Task goal: The line containing "plt.rcParams['lines.scale_dashes'] = False" marks the end: extract everything from the first line of the data through that line, exactly, with no pictures.

::::::::::

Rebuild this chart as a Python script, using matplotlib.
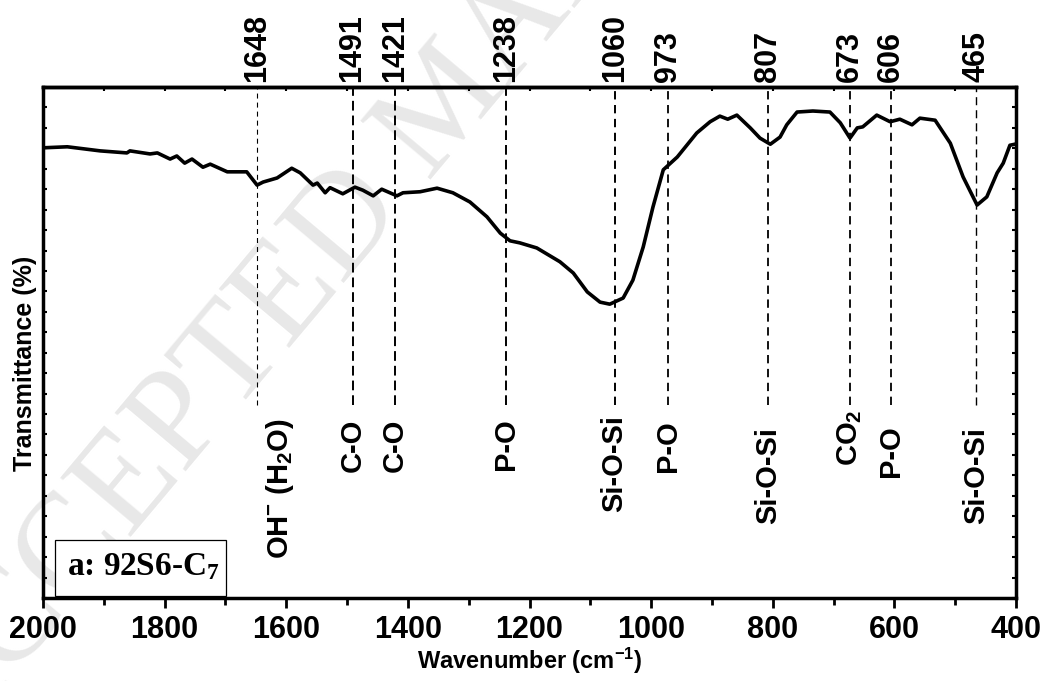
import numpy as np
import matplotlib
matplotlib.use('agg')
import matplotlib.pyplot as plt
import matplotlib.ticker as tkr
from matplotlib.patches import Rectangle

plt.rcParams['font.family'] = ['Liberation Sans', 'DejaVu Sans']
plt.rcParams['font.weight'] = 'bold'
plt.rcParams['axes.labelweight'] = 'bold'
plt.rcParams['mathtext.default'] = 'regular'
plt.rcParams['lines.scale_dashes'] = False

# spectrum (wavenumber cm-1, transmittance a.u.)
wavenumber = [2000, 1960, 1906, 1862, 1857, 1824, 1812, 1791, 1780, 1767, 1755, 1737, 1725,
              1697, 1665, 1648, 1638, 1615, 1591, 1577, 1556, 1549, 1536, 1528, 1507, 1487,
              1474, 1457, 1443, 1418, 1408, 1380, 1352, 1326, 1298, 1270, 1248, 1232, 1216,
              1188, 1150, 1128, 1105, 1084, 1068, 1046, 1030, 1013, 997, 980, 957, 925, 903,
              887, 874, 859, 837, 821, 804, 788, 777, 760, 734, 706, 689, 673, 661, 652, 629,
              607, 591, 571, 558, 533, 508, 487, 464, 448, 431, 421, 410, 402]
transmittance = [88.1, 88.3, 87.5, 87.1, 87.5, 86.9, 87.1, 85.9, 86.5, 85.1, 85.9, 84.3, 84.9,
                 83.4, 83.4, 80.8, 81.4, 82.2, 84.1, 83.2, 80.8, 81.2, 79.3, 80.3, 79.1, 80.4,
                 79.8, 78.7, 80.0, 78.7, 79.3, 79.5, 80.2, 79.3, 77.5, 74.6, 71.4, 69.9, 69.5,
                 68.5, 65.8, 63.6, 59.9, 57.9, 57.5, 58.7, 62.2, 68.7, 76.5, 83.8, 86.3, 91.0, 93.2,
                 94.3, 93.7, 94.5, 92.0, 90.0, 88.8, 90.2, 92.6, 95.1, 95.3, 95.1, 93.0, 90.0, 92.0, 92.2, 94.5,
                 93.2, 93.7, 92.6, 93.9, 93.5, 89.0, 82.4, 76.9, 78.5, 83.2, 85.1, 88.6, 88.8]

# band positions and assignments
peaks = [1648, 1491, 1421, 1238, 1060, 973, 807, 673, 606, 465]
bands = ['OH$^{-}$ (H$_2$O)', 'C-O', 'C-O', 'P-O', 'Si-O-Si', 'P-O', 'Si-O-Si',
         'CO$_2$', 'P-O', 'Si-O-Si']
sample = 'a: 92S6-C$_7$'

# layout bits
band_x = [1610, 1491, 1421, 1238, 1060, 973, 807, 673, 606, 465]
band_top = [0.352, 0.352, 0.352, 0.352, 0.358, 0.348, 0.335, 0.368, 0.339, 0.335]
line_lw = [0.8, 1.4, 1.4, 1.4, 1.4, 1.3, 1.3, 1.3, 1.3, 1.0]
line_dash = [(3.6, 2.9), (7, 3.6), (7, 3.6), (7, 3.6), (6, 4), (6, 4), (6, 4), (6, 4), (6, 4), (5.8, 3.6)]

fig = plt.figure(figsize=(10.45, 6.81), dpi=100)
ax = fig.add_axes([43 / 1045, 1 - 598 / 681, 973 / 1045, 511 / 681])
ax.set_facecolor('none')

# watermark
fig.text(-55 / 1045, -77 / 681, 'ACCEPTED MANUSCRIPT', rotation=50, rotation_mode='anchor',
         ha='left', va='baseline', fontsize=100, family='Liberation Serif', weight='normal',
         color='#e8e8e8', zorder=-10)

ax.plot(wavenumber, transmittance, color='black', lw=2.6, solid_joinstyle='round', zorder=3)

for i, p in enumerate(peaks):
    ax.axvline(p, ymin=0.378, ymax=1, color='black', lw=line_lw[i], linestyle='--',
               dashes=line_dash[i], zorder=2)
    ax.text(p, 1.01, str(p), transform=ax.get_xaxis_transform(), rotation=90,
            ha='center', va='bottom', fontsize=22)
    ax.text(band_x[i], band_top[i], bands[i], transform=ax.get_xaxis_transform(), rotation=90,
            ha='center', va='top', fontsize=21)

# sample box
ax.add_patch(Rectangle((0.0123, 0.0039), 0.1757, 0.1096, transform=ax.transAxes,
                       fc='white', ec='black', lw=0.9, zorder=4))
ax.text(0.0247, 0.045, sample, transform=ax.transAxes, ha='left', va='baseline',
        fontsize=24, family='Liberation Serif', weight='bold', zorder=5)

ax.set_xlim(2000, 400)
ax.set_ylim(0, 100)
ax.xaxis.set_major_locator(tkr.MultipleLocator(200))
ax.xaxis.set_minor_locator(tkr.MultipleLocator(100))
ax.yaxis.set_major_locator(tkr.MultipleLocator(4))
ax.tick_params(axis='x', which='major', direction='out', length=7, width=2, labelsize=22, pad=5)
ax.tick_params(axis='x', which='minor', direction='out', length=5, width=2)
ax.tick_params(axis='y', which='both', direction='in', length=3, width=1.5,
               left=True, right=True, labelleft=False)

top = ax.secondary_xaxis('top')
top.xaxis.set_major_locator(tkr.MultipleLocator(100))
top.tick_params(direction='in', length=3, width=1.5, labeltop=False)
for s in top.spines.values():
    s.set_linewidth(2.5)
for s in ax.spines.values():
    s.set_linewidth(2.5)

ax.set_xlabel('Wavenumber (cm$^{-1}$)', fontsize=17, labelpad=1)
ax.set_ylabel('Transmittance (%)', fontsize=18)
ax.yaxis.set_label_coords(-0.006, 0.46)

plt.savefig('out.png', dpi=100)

::::::::::

Correct result:
Rebuild this chart as a Python script, using matplotlib.
import numpy as np
import matplotlib
matplotlib.use('agg')
import matplotlib.pyplot as plt
import matplotlib.ticker as tkr
from matplotlib.patches import Rectangle

plt.rcParams['font.family'] = ['Liberation Sans', 'DejaVu Sans']
plt.rcParams['font.weight'] = 'bold'
plt.rcParams['axes.labelweight'] = 'bold'
plt.rcParams['mathtext.default'] = 'regular'
plt.rcParams['lines.scale_dashes'] = False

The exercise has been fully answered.